W&T Offshore’s Bond Swap Offloads Some Debt But Not All Doubts

  • S&P says cash may run short in as little as 12 months
  • Moody’s predicts liquidity will be adequate through 2017

W&T Offshore Inc.’s debt swap may stall but not stem concerns about how the oil and gas producer will ride out the industry’s slump.

Both S&P Global Ratings and Moody’s Investors Service upgraded Houston-based W&T after it completed a bond exchange Sept. 8 that cut debt by $408 million for the money-losing driller. But they split over the outlook, with S&P saying W&T could still run out of cash in the next 12 months and Moody’s predicting liquidity will be adequate through 2017.

“They had a bit of a gun to their head; now they don’t,” said Spencer Cutter, an analyst who follows distressed energy companies at Bloomberg Intelligence.
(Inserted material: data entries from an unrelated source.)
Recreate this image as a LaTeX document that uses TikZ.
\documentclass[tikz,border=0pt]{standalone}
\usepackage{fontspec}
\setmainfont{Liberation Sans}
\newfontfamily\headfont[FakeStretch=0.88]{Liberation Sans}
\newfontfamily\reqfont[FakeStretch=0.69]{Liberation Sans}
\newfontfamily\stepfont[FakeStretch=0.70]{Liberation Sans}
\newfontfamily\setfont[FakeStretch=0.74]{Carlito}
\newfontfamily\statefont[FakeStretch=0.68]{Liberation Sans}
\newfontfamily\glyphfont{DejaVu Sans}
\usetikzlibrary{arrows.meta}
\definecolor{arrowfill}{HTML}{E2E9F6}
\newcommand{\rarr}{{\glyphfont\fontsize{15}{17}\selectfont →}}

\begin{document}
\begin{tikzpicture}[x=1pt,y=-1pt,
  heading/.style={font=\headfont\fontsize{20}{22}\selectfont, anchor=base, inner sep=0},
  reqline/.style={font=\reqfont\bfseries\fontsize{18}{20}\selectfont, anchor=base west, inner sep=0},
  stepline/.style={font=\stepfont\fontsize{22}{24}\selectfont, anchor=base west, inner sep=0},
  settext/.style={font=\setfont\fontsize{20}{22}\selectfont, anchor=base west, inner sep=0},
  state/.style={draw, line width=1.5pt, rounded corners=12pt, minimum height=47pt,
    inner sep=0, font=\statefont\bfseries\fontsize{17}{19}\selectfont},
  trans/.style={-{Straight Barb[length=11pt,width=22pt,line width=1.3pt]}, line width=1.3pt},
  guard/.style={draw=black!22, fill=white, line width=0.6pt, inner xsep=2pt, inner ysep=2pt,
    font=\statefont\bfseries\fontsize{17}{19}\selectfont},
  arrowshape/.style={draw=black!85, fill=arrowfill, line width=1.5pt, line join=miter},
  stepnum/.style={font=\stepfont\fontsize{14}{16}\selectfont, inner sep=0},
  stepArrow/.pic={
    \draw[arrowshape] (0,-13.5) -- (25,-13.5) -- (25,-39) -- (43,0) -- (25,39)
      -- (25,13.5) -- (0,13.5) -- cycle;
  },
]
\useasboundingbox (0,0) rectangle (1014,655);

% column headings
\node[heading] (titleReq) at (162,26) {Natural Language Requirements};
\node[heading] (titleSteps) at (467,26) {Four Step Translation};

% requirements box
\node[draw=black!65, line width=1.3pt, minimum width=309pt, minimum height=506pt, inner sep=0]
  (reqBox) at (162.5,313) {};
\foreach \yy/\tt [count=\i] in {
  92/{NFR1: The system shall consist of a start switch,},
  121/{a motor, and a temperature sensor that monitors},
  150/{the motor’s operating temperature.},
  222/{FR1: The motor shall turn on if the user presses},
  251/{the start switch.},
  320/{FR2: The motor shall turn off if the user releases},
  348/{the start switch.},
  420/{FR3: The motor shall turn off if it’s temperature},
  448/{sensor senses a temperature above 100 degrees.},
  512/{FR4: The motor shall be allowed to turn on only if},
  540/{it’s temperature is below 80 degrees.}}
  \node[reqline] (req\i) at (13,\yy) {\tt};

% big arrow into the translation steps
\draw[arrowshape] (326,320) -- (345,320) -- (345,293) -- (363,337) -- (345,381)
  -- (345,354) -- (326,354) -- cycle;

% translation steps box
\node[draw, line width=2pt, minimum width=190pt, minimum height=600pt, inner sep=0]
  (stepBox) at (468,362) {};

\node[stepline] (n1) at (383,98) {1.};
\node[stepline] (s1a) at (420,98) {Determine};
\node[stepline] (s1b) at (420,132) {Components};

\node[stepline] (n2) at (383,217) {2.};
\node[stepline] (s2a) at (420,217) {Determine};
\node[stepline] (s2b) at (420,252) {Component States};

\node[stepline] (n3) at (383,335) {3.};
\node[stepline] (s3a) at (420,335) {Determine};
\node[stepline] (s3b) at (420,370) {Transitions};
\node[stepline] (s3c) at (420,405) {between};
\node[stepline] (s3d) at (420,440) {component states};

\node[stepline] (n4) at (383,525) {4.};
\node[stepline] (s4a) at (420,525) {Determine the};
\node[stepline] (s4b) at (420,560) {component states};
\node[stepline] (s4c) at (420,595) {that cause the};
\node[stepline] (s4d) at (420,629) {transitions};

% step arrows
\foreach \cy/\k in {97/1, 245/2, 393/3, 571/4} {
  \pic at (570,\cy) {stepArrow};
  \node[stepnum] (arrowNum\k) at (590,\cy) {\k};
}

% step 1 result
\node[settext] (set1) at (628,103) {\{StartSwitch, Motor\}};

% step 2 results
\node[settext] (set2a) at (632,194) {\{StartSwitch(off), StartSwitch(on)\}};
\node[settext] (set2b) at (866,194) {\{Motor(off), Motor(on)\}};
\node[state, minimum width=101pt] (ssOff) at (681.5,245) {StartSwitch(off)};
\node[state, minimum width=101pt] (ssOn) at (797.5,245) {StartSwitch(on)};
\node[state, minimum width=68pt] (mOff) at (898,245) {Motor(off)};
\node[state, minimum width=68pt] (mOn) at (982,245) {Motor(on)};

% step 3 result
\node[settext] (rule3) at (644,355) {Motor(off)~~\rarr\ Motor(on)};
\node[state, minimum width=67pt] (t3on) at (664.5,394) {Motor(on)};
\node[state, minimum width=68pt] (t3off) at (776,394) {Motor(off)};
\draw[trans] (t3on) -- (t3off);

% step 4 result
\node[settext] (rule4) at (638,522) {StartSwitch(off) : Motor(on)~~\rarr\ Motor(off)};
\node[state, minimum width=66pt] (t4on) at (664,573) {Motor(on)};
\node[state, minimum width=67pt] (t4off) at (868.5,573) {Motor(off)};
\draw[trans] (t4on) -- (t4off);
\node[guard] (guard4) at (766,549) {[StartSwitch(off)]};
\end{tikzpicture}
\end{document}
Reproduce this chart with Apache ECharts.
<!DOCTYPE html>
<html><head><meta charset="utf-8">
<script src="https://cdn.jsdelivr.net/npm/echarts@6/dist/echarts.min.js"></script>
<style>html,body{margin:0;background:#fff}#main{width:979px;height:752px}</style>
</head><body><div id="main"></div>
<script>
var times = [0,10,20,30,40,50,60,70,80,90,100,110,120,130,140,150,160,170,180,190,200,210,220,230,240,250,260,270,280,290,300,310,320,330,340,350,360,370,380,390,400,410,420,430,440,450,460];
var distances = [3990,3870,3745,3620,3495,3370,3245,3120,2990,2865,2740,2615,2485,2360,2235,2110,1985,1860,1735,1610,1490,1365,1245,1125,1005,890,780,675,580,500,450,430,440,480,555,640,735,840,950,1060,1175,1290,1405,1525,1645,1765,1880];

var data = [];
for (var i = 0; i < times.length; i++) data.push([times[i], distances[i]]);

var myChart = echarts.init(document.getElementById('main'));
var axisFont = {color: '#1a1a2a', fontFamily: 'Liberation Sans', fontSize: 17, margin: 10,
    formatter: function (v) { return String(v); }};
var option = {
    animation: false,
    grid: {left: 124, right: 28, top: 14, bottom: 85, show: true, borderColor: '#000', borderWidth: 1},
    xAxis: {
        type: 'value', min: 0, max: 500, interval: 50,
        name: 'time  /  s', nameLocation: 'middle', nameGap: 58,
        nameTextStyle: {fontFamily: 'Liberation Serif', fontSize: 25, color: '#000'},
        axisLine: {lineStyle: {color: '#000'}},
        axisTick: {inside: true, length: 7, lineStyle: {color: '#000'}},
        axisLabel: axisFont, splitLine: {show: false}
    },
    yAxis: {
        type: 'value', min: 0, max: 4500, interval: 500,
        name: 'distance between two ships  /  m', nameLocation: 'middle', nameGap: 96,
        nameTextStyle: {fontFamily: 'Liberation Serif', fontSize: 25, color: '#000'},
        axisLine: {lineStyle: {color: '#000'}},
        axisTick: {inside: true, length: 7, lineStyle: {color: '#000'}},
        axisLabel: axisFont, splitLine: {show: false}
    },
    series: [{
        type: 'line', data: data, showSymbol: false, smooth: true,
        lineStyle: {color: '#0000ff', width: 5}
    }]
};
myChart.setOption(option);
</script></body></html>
The debt exchange “buys the company some time, but it doesn’t fix their leverage problem.”

Lisa Elliott, an outside spokeswoman for W&T, declined to comment on the ratings reports and the company’s financial condition.

W&T and its exploration and production peers have been restructuring debt, hoping to ride out a two-year rout in energy prices. The company exchanged $710.2 million of its 8.5 percent senior notes due in 2019 for a combination of stock and new pay-in-kind toggle securities that have longer maturities.

More than 100 North American oil and gas producers have gone bankrupt since the start of 2015, according to the Haynes & Boone LLP law firm, and a separate report from Moody’s Investors Service showed that more than half of U.S. exploration and production companies that conducted debt swaps in 2015 later went bankrupt.

Cash Levels

S&P upgraded W&T to CCC with a negative outlook from selective default on Sept. 13. Moody’s followed on Sept. 15, raising W&T’s rating to Caa2 from Caa3 with a stable outlook.

Debt leverage is expected to remain at “unsustainable” levels over the next two years, Kevin Kwok, an S&P credit analyst, wrote in his report. Kwok cited declining production and cash flows, higher costs and the potential that banks may reduce its credit line early next year. Analysts led by Amol Joshi at Moody’s wrote W&T has adequate cash to cover basic needs through 2017, and the driller has “a good track record of success with exploration activity.”

Both cautioned that the federal Bureau of Ocean Energy Management, which oversees oil and gas production in U.S. waters, ordered the company to post $260.8 million for security on offshore leases. The company, which operates in the Gulf of Mexico, has said it appealed and obtained a stay while it negotiates a settlement.

W&T has posted seven consecutive quarters of losses as U.S. benchmark crude prices, which topped $100 a barrel in 2014, slid to less than $45 at current levels. Chief Executive Officer Tracy Krohn said in a Sept. 8 statement after completing the debt swap that “the company is now in a better position to take advantage of upside opportunities in our quality asset base and benefit from the eventual upcycle in the market, as well as other opportunities.”

Krohn holds about 30.6 percent of the common shares, according to data compiled by Bloomberg.